“I honestly could not stop reading Caitlin Rother's Then No One Can Have Her. It's riveting, revealing, and insightful. . .  Her closing chapters, written in first person, made my eyes water. What a fabulous, fabulous book!
-- Suzy Spencer, NY Times bestselling author  
 
“Tightly written, meticulously researched.
-- Steve Jackson, NY Times bestselling author 

THEN NO ONE CAN HAVE HER

A story of blood money, sex addiction, manipulation, and murder in Prescott, Arizona, this complex legal tale shows what can happen when a deep love between "soulmates" turns to obsession: Carol Kennedy, a peaceful, loving and creative therapist, and her handsome investment broker husband, Steve DeMocker. On this roller-coaster ride to justice, the evolving criminal investigation into Kennedy's murder continues even after DeMocker is behind bars as he pulls his girlfriend and family into his schemes, resulting in additional charges and a new defense team. Meanwhile, as judges play musical chairs, prosecutors and defense attorneys exchange ethical allegations and evidence of a contaminated DNA changes the whole landscape of the case. (Kensington/Pinnacle, 2015)

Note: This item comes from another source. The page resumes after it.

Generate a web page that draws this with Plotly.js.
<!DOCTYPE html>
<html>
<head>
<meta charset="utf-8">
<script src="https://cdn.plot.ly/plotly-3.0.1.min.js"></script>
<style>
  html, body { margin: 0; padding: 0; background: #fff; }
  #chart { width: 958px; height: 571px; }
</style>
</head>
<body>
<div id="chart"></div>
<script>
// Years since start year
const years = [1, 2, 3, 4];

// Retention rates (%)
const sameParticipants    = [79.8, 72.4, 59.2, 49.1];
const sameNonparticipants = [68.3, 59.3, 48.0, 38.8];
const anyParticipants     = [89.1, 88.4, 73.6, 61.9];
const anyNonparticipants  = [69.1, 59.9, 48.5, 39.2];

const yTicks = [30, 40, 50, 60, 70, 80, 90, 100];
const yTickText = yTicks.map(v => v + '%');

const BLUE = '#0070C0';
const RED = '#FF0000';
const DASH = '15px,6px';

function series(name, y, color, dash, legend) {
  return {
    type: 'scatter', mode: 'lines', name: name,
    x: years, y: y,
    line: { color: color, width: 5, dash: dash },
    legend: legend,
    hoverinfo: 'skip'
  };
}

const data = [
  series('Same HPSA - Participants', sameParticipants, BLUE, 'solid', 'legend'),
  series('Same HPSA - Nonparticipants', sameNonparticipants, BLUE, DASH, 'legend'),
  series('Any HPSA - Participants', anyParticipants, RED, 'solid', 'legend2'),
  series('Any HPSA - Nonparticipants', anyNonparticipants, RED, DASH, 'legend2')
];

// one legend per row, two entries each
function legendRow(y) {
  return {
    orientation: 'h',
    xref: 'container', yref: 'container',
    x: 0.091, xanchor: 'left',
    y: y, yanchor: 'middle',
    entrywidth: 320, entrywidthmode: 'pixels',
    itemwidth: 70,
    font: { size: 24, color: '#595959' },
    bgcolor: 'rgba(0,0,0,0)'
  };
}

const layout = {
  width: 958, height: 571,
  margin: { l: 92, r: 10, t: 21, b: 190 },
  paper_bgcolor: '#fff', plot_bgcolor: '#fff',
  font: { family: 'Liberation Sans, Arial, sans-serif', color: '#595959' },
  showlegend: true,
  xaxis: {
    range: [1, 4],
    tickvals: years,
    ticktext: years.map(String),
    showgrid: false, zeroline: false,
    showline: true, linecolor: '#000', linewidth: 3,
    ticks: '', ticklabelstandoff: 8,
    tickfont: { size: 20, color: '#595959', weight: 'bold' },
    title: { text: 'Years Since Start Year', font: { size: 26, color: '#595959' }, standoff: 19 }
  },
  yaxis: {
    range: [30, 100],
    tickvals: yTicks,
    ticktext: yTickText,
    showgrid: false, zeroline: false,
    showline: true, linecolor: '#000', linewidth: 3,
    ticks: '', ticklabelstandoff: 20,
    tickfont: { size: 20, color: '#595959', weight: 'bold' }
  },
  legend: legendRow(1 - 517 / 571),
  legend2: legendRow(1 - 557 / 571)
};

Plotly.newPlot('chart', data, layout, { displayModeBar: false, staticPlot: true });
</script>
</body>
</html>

“Prepare to be hooked by Rother's absorbing narrative of greed, desperation, and twisty relationships. . . Between lies, financial shenanigans, shady legal maneuverings, and divided families, this tale sounds like fiction, but it's all true. and very dark.
-- Katherine Ramsland, forensic psychologist and author
PHOTO GALLERY

Top row, left to right: Carol Kennedy grew up in a modest middle-class home in Tennessee. After a short-lived marriage, she fell in love the bright and handsome Steve DeMocker, who was raised in an affluent, educated family. The two "soulmates" got married and moved to Prescott, Arizona, where Steve had graduated from the small alternative university, Prescott College. As he rose from professor to dean there, they lived in the dream home she designed, at the foot of Granite Mountain.  She taught dream psychology there too, became an artist, and counseled domestic violence victims. After they raised two daughters, Steve left academics to become an investment broker. While he professed to love her, he had repeated affairs and promised to stop, but would not stop or let her go. When Carol pronounced him a sex addict, he claimed to have no time for counseling. Finally, after an acrimonious divorce, she thought she was done with him. But 35 days later, she was found dead, her skull pummeled with a golf club, ironically becoming a victim of domestic violence herself. It took two trials and five years from arrest to sentencing, but Steve was finally convicted of murder and, despite claims that he was wrongly convicted, he will spend the rest of his life in prison.